Malcolm Owen On April 25, 2003 at 7:36 am

When you’re fragging away on your First Person Shooter of choice, have you ever thought about putting down your caffeine based drink? This is a serious question that many people won’t have thought about before, and don’t usually bother even considering in the first place.
Energy drinks and stimulation products all say that they make you more alert and therefore sharper when combating online, and many people will defend their usage. This short scribble is not to denounce the views of Red-Bull evangelists at all, indeed I am in fact one of them. This is more a pondering over whether there is any point in using them at all in the first place.

The first question that people have when they look at these energy drinks is "What kind of effects will they have on me?" closely followed by "Do they taste nice?"
The back of a can of your beverage of choice usually gives a good idea of what is going on, and what are in these things. My example is that of Lucozade Solstis, where it says the "combination of fast acting glucose and caffeine is designed to boost alertness and concentration". In general, this sounds like a good thing to drink when gaming. You need awareness to find where the opponents are, and you need concentration to work out what they are doing and how to counter it.
If you are uncertain of what is available on the market, just walk down the aisle of your local supermarket’s drinks section and choose a drink at random.
There’s also a tablet available that may up your game, available at which labels itself as "an optimal energy supplement, designed to bring gamers and athletes to the peak of their ability". In a similar way as the spam you will have received talk about ‘extending your member’ by various lengths using special tablets, this focuses your mind and makes your brain more "active" by taking a few tablets. It isn’t a bad idea either, especially if it can make the more unfocused in our society focused more than before, helping college students and gamers alike. Unfortunately, it isn’t in widespread use as of yet, and because of this I am ignoring it for the rest of this article.

Professional Gaming
A career in professional gaming tournaments and contests for prizes is looking even more promising for many people of all ages and abilities, and in this hugely competitive area everyone is searching for new ways to get ahead of their opponents, much like the athletes of today do. Most of the advantages available to the gamer involve training and memorising the games being played, but energy drinks are increasing in their usage in the gaming fraternity. If it can be proved that a single can of Lucozade could change the outcome of an important match, would it be frowned upon like steroids in the Olympics, under the creed "Winners don’t use Drugs"?
The arguments for and against drinking these and stimulating your mind are clear. Some say that coffee contains caffeine, and since coffee isn’t banned in everyday usage why should brain supplements be frowned upon? Many of them use Guarana and Ginseng, and even more use caffeine, and that’s just the tip of the iceberg. Many normal, everyday products contain these and more, creating problems if such a rule did get created. In the athletic events today, there are stories of people being disqualified after having too much testosterone in their bloodstream, with the sole reason behind that being the act of sex they had with their partners the night before. This could be seen as going a bit over the boundaries of decency and common sense, but this is still a breach of the rules of normal body chemistry levels. Even by this silly example, by taking a rule such as that as law, it would take the fun out of your life, purely because your sporting activities demand it. Imagine choosing between making love to a beautiful woman (or a handsome man) and what effectively becomes your job. If the rules banned alcohol as well would you give up the bar? No. Neither would I.
Others disagree to this way of thinking, staying on the tone of gaming being a contest of minds, and not a contest of whoever happens to drink the most Mountain Dew beforehand. Unsurprisingly, most people are choosing to shy away from this ideology, because quite frankly it is pathetic and boring to live by.

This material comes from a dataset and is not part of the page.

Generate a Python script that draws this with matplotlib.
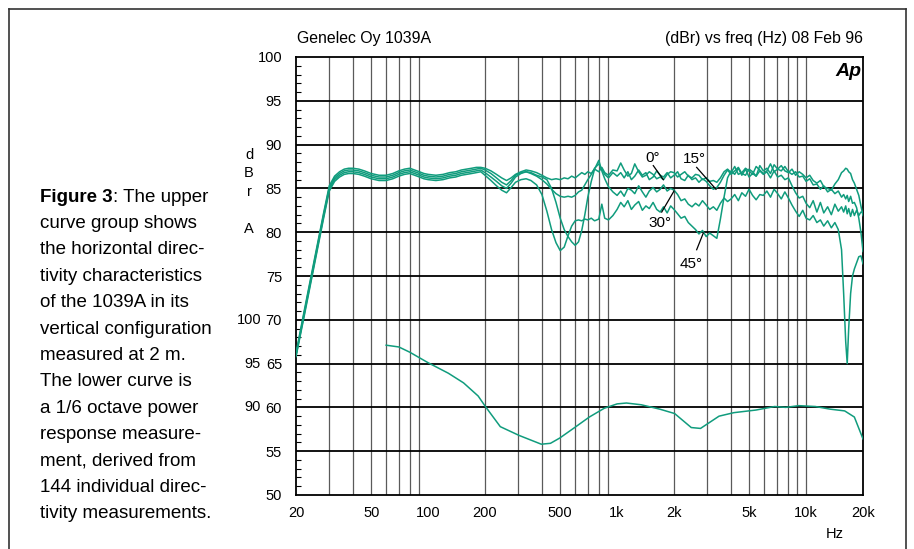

Maybe we are overusing these products a bit. An example would be drinking coffee constantly. After some time, the body will adapt to the inclusion of caffeine in the system, and so it will work as if it doesn’t exist, but still continue using it. If suddenly, coffee wasn’t being taken, the human anatomy will suddenly feel sloth, as it’s dependence of caffeine hadn’t taken into account the withdrawal of supply. This is a sign of addiction, when your body can’t bear to live without something it is used to getting. You can easily see the effect that happens when a 20-a-day smoker goes cold turkey for a while. If the increased stress from the subject doesn’t make you notice, then maybe the fact that they are throttling your neck might be more of a clue.
In which case, I have a suggestion. This may sound radical and possibly "ludicrous", but it’s just an idea. Stop drinking the stuff. I have found that drinking a Red Bull substitute is far more potent on someone who doesn’t drink them regularly than with a constant user. People could argue that the person whom does partake in it has a far higher scoring capability on average compared to the non-user, but if you are looking specifically at the change between normal and after drinking, you will see a much higher change in the non-user than the other. The idea of this is simple – If you avoid drinking stimulants and you raise your game to a high enough level to be comparatively the same as that when you ARE drinking them, what would your score be if you suddenly DID drink a can or two? In basic logic, this can only be a good thing.

Why not try this out? I mean, you have nothing to lose, and possibly a lot to gain by this.